Some other specific question that could be affecting my next device choice: I tried to create a link aggregation with tagged VLAN on the Linksys WRT1200. While the kernel was able to do that I realized that the switch of that device was not capable. I tried long while discussing with experts on #openwrt@freenode and gave up finally.
When routing all 1000base communication via that OpenWRT, it would be nice to have it connected with 2GBit instead of 1GBit, bonding/aggregating 2 ethernet ports to one VLAN tagged virtual device. All networks to be routed I would tag on the switch. Are there devices better equipped for such things?

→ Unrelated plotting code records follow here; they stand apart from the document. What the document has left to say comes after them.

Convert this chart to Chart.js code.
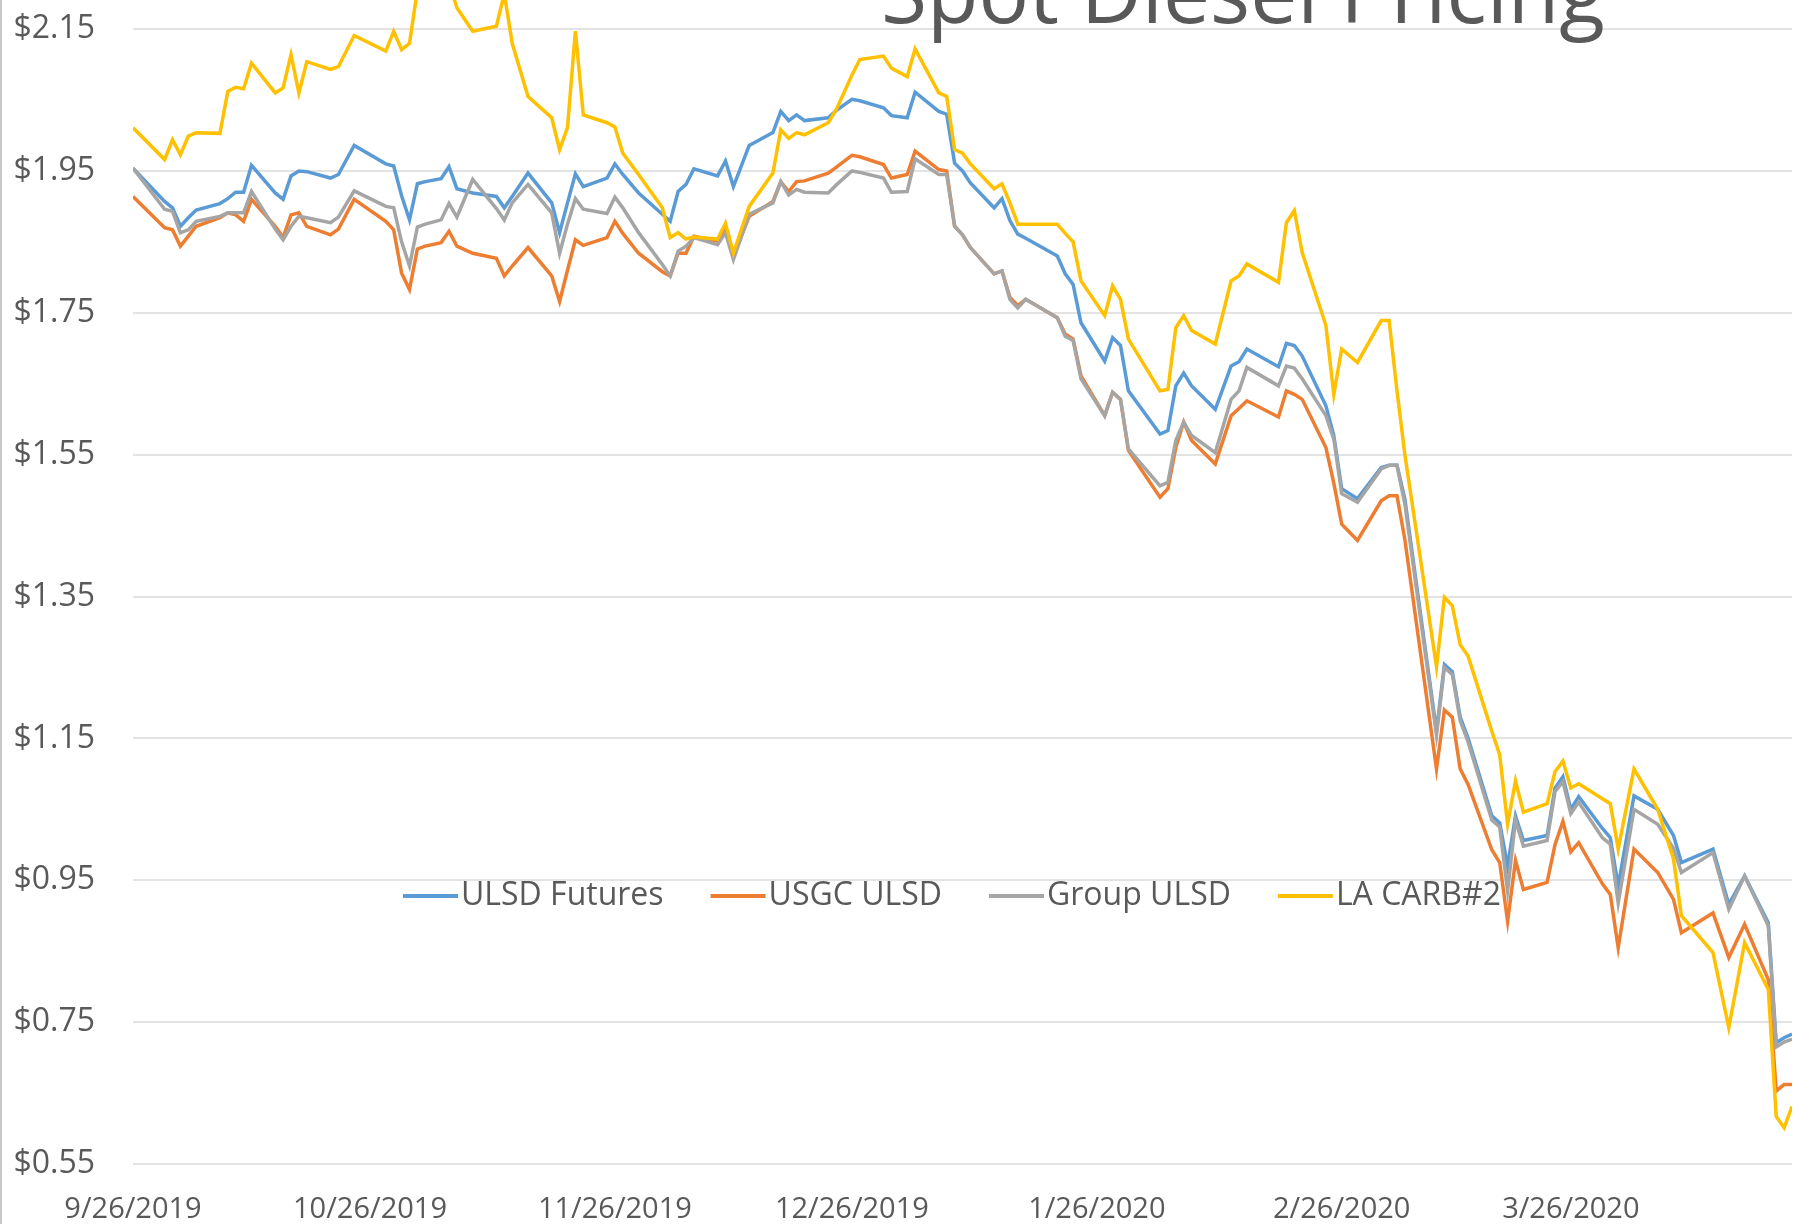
<!DOCTYPE html>
<html>
<head>
<meta charset="utf-8">
<title>Spot Diesel Pricing</title>
<script src="https://cdn.jsdelivr.net/npm/chart.js@4.4.1/dist/chart.umd.min.js"></script>
<style>
  html, body { margin: 0; padding: 0; background: #fff; }
  canvas { display: block; }
</style>
</head>
<body>
<canvas id="diesel-chart" width="1818" height="1224"></canvas>
<script>
// days since 9/26/2019
const dayOffsets = [
    0, 4, 5, 6, 7, 8, 11, 12, 13, 14, 15, 18, 19, 20, 21, 22, 25, 26, 28, 32,
    33, 34, 35, 36, 37, 39, 40, 41, 43, 46, 47, 48, 50, 53, 54, 55, 56, 57, 60, 61,
    62, 64, 67, 68, 69, 70, 71, 74, 75, 76, 78, 81, 82, 83, 84, 85, 88, 89, 91, 92,
    95, 96, 98, 99, 102, 103, 104, 105, 106, 109, 110, 111, 112, 113, 117, 118, 119, 120, 123, 124,
    125, 126, 130, 131, 132, 133, 134, 137, 139, 140, 141, 145, 146, 147, 148, 151, 152, 153, 155, 158,
    159, 160, 161, 165, 166, 167, 168, 169, 172, 173, 174, 175, 176, 179, 180, 181, 182, 183, 186, 187,
    188, 190, 193, 195, 196, 200, 202, 204, 207, 208, 209, 210
];

const ulsdFutures = [
    1.954, 1.907, 1.898, 1.872, 1.884, 1.895, 1.904, 1.911, 1.920, 1.920, 1.958, 1.919, 1.910, 1.943, 1.950, 1.949, 1.940, 1.945, 1.986, 1.960,
    1.957, 1.915, 1.881, 1.932, 1.935, 1.939, 1.956, 1.925, 1.919, 1.914, 1.898, 1.914, 1.947, 1.905, 1.863, 1.905, 1.946, 1.928, 1.940, 1.960,
    1.945, 1.919, 1.889, 1.879, 1.921, 1.931, 1.953, 1.943, 1.964, 1.928, 1.986, 2.004, 2.034, 2.021, 2.029, 2.021, 2.025, 2.035, 2.051, 2.049,
    2.039, 2.028, 2.025, 2.061, 2.034, 2.030, 1.961, 1.950, 1.933, 1.898, 1.911, 1.880, 1.861, 1.855, 1.830, 1.805, 1.790, 1.736, 1.682, 1.715,
    1.704, 1.640, 1.579, 1.584, 1.647, 1.665, 1.647, 1.614, 1.675, 1.681, 1.699, 1.674, 1.707, 1.704, 1.689, 1.619, 1.577, 1.502, 1.488, 1.532,
    1.535, 1.535, 1.487, 1.160, 1.254, 1.244, 1.180, 1.150, 1.041, 1.031, 0.970, 1.041, 1.006, 1.013, 1.080, 1.096, 1.050, 1.068, 1.023, 1.010,
    0.942, 1.069, 1.050, 1.013, 0.975, 0.994, 0.916, 0.956, 0.890, 0.721, 0.728, 0.733
];

const usgcUlsd = [
    1.914, 1.870, 1.867, 1.844, 1.858, 1.872, 1.884, 1.891, 1.888, 1.879, 1.910, 1.872, 1.856, 1.888, 1.891, 1.872, 1.860, 1.868, 1.910, 1.879,
    1.867, 1.806, 1.783, 1.840, 1.844, 1.849, 1.865, 1.844, 1.834, 1.827, 1.802, 1.816, 1.842, 1.802, 1.766, 1.810, 1.853, 1.845, 1.856, 1.879,
    1.862, 1.834, 1.808, 1.802, 1.834, 1.834, 1.858, 1.851, 1.867, 1.830, 1.886, 1.907, 1.935, 1.921, 1.935, 1.936, 1.947, 1.955, 1.972, 1.970,
    1.959, 1.940, 1.945, 1.978, 1.952, 1.950, 1.872, 1.860, 1.842, 1.805, 1.809, 1.772, 1.760, 1.769, 1.743, 1.720, 1.713, 1.661, 1.605, 1.638,
    1.628, 1.556, 1.490, 1.502, 1.560, 1.596, 1.570, 1.537, 1.605, 1.615, 1.626, 1.603, 1.640, 1.635, 1.628, 1.560, 1.510, 1.452, 1.429, 1.485,
    1.492, 1.492, 1.430, 1.107, 1.190, 1.180, 1.107, 1.085, 0.993, 0.975, 0.892, 0.978, 0.937, 0.947, 1.000, 1.033, 0.990, 1.003, 0.945, 0.930,
    0.855, 0.994, 0.961, 0.923, 0.876, 0.904, 0.841, 0.888, 0.810, 0.653, 0.662, 0.662
];

const groupUlsd = [
    1.954, 1.896, 1.893, 1.863, 1.867, 1.879, 1.886, 1.891, 1.891, 1.891, 1.921, 1.868, 1.853, 1.872, 1.886, 1.884, 1.877, 1.885, 1.922, 1.900,
    1.898, 1.850, 1.816, 1.871, 1.875, 1.881, 1.904, 1.885, 1.938, 1.897, 1.881, 1.905, 1.931, 1.891, 1.834, 1.875, 1.911, 1.896, 1.890, 1.913,
    1.898, 1.863, 1.818, 1.802, 1.837, 1.844, 1.856, 1.846, 1.863, 1.825, 1.889, 1.905, 1.935, 1.916, 1.924, 1.920, 1.919, 1.930, 1.950, 1.948,
    1.940, 1.920, 1.921, 1.967, 1.945, 1.945, 1.872, 1.860, 1.842, 1.805, 1.809, 1.769, 1.757, 1.769, 1.743, 1.717, 1.711, 1.657, 1.605, 1.638,
    1.628, 1.558, 1.506, 1.511, 1.570, 1.596, 1.577, 1.553, 1.628, 1.640, 1.673, 1.647, 1.675, 1.672, 1.657, 1.605, 1.572, 1.495, 1.483, 1.530,
    1.535, 1.535, 1.480, 1.155, 1.250, 1.240, 1.175, 1.145, 1.035, 1.025, 0.935, 1.035, 0.998, 1.006, 1.075, 1.089, 1.044, 1.060, 1.010, 1.001,
    0.918, 1.050, 1.029, 0.995, 0.961, 0.989, 0.909, 0.956, 0.886, 0.715, 0.722, 0.726
];

const laCarb2 = [
    2.011, 1.966, 1.994, 1.973, 1.999, 2.004, 2.003, 2.062, 2.068, 2.066, 2.102, 2.060, 2.067, 2.114, 2.060, 2.104, 2.093, 2.097, 2.141, 2.119,
    2.147, 2.121, 2.130, 2.205, 2.240, 2.230, 2.215, 2.180, 2.147, 2.154, 2.200, 2.130, 2.055, 2.025, 1.980, 2.011, 2.147, 2.029, 2.018, 2.012,
    1.975, 1.945, 1.898, 1.856, 1.863, 1.854, 1.857, 1.854, 1.876, 1.834, 1.900, 1.947, 2.008, 1.996, 2.004, 2.001, 2.018, 2.036, 2.085, 2.107,
    2.112, 2.095, 2.083, 2.122, 2.060, 2.055, 1.980, 1.975, 1.960, 1.925, 1.932, 1.905, 1.875, 1.875, 1.875, 1.862, 1.850, 1.795, 1.746, 1.788,
    1.769, 1.713, 1.640, 1.642, 1.729, 1.746, 1.725, 1.706, 1.795, 1.802, 1.819, 1.793, 1.877, 1.894, 1.835, 1.732, 1.635, 1.699, 1.680, 1.739,
    1.739, 1.640, 1.550, 1.251, 1.349, 1.337, 1.282, 1.266, 1.160, 1.127, 1.029, 1.090, 1.046, 1.058, 1.103, 1.118, 1.080, 1.086, 1.065, 1.058,
    0.994, 1.107, 1.050, 0.980, 0.900, 0.848, 0.742, 0.862, 0.796, 0.617, 0.601, 0.631
];

const tickDays = [0, 30, 61, 91, 122, 153, 182];
const tickLabels = ['9/26/2019', '10/26/2019', '11/26/2019', '12/26/2019', '1/26/2020', '2/26/2020', '3/26/2020'];
const yTicks = [0.55, 0.75, 0.95, 1.15, 1.35, 1.55, 1.75, 1.95, 2.15];

const seriesNames = ['ULSD Futures', 'USGC ULSD', 'Group ULSD', 'LA CARB#2'];
const seriesColors = ['#5B9BD5', '#ED7D31', '#A5A5A5', '#FFC000'];
const seriesValues = [ulsdFutures, usgcUlsd, groupUlsd, laCarb2];

const textColor = '#595959';
const fontFamily = '"Open Sans", "Liberation Sans", sans-serif';

// title sits partly cut off at the top edge, as in the source image
const titlePlugin = {
    id: 'cutTitle',
    afterDraw(chart) {
        const ctx = chart.ctx;
        ctx.save();
        ctx.fillStyle = textColor;
        ctx.font = '84px ' + fontFamily;
        ctx.textAlign = 'center';
        ctx.textBaseline = 'alphabetic';
        ctx.fillText('Spot Diesel Pricing', 1243, 23);
        // thin frame edge on the left
        ctx.fillStyle = '#c8c8c8';
        ctx.fillRect(0, 0, 2, chart.height);
        ctx.restore();
    }
};

// legend drawn inside the plot area
const insideLegend = {
    id: 'insideLegend',
    afterDatasetsDraw(chart) {
        const ctx = chart.ctx;
        ctx.save();
        ctx.font = '32px ' + fontFamily;
        ctx.textBaseline = 'middle';
        let x = 403;
        const y = 896;
        chart.data.datasets.forEach(ds => {
            ctx.strokeStyle = ds.borderColor;
            ctx.lineWidth = 4;
            ctx.beginPath();
            ctx.moveTo(x, y);
            ctx.lineTo(x + 55, y);
            ctx.stroke();
            ctx.fillStyle = textColor;
            ctx.fillText(ds.label, x + 58, y);
            x += 58 + ctx.measureText(ds.label).width + 47;
        });
        ctx.restore();
    }
};

const ctx = document.getElementById('diesel-chart').getContext('2d');
new Chart(ctx, {
    type: 'line',
    data: {
        datasets: seriesNames.map((name, i) => ({
            label: name,
            data: dayOffsets.map((d, j) => ({ x: d, y: seriesValues[i][j] })),
            borderColor: seriesColors[i],
            backgroundColor: seriesColors[i],
            borderWidth: 3.5,
            pointRadius: 0,
            tension: 0,
            fill: false,
            order: 3 - i, // later series on top
        }))
    },
    options: {
        responsive: false,
        animation: false,
        devicePixelRatio: 1,
        layout: { padding: { left: 0, right: 26, top: 0, bottom: 0 } },
        scales: {
            x: {
                type: 'linear',
                min: 0,
                max: 210,
                afterBuildTicks: s => { s.ticks = tickDays.map(v => ({ value: v })); },
                afterFit: s => { s.height = 60; s.paddingLeft = 0; s.paddingRight = 0; },
                grid: { display: false },
                border: { display: false },
                ticks: {
                    autoSkip: false,
                    maxRotation: 0,
                    padding: 20,
                    color: textColor,
                    font: { family: fontFamily, size: 29 },
                    callback: v => tickLabels[tickDays.indexOf(v)]
                }
            },
            y: {
                min: 0.55,
                max: 2.191,
                afterBuildTicks: s => { s.ticks = yTicks.map(v => ({ value: v })); },
                afterFit: s => { s.width = 133; s.paddingTop = 0; s.paddingBottom = 0; },
                grid: { color: '#e3e3e3', lineWidth: 2, drawTicks: false },
                border: { display: false },
                ticks: {
                    padding: 38,
                    color: textColor,
                    font: { family: fontFamily, size: 32 },
                    callback: v => '$' + v.toFixed(2)
                }
            }
        },
        plugins: {
            legend: { display: false },
            tooltip: { enabled: false }
        }
    },
    plugins: [insideLegend, titlePlugin]
});
</script>
</body>
</html>
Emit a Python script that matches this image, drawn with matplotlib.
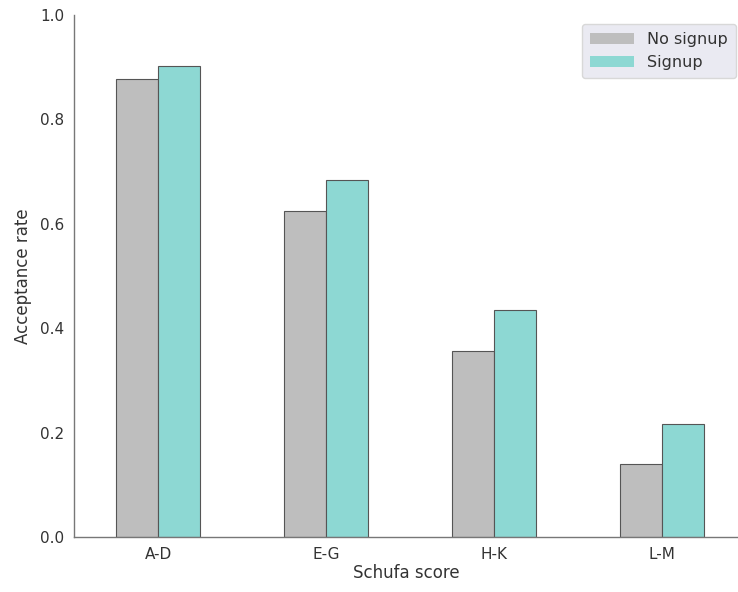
import numpy as np
import matplotlib
matplotlib.use("Agg")
import matplotlib.pyplot as plt

categories = ['A-D', 'E-G', 'H-K', 'L-M']
no_signup = [0.877, 0.624, 0.357, 0.139]
signup = [0.902, 0.683, 0.435, 0.217]

plt.rcParams['font.family'] = ['DejaVu Sans']
plt.rcParams['text.color'] = '.2'
plt.rcParams['axes.labelcolor'] = '.2'
plt.rcParams['xtick.color'] = '.2'
plt.rcParams['ytick.color'] = '.2'

fig = plt.figure(figsize=(7.38, 5.92), dpi=100)
ax = fig.add_axes([74/738, 55/592, 664/738, 522/592])

x = np.arange(len(categories))
w = 0.25
ax.bar(x - w/2, no_signup, width=w, color='#bebebe', edgecolor='#555555', linewidth=0.8, label='No signup')
ax.bar(x + w/2, signup, width=w, color='#8dd8d3', edgecolor='#555555', linewidth=0.8, label='Signup')

ax.set_xlim(-0.5, 3.45)
ax.set_ylim(0, 1.0)
ax.set_xticks(x)
ax.set_xticklabels(categories)
ax.set_yticks([0.0, 0.2, 0.4, 0.6, 0.8, 1.0])
ax.tick_params(length=0, labelsize=11, pad=7)
ax.set_xlabel('Schufa score', fontsize=12, labelpad=2)
ax.set_ylabel('Acceptance rate', fontsize=12, labelpad=6)

for s in ['top', 'right']:
    ax.spines[s].set_visible(False)
for s in ['left', 'bottom']:
    ax.spines[s].set_color('#777777')
    ax.spines[s].set_linewidth(1.0)

leg = ax.legend(loc='upper right', bbox_to_anchor=(662/664, 1 - 9/522), borderaxespad=0,
                fontsize=11.5, frameon=True, facecolor='#eaeaf2',
                edgecolor='#d8d8d8', framealpha=1.0, handlelength=2.8, borderpad=0.5)
for p in leg.get_patches():
    p.set_edgecolor('none')

plt.savefig('out.png', dpi=100)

That R8000 sounds also a good choice and well enough supported, though a bit older than the (still preferred) R7800. But that R8000 looks like the antennas are not that easy to replace like the RP-SMA sockets of the other devices?

If you're looking for routing a 1 GBit/s WAN, even more so with link aggregation, the r7800 is not an option, read up the details at:

Without having a performance reference for the r8000, I would seriously doubt that it can cope with that either. It was released in friggin' 2014, what do you think, how many 1 GBit/s prosumer home connections exist back then; that wasn't even on the table for commercial branch offices using 1000 quid routers.

1 GBit/s routing and above is still firmly within the enterprise domain, especially beyond that (link aggregation) you are looking at mid-end x86_64 only (intel i5/ ryzen 5 and up), combined with a good AP (this role can be fullfilled by the r7800/ nbg6817).

There’s a separate processor on that router that is able to handle network processing and achieve 1GB speeds, but there is no real driver for it. So you’re stuck with sub 1GB speeds.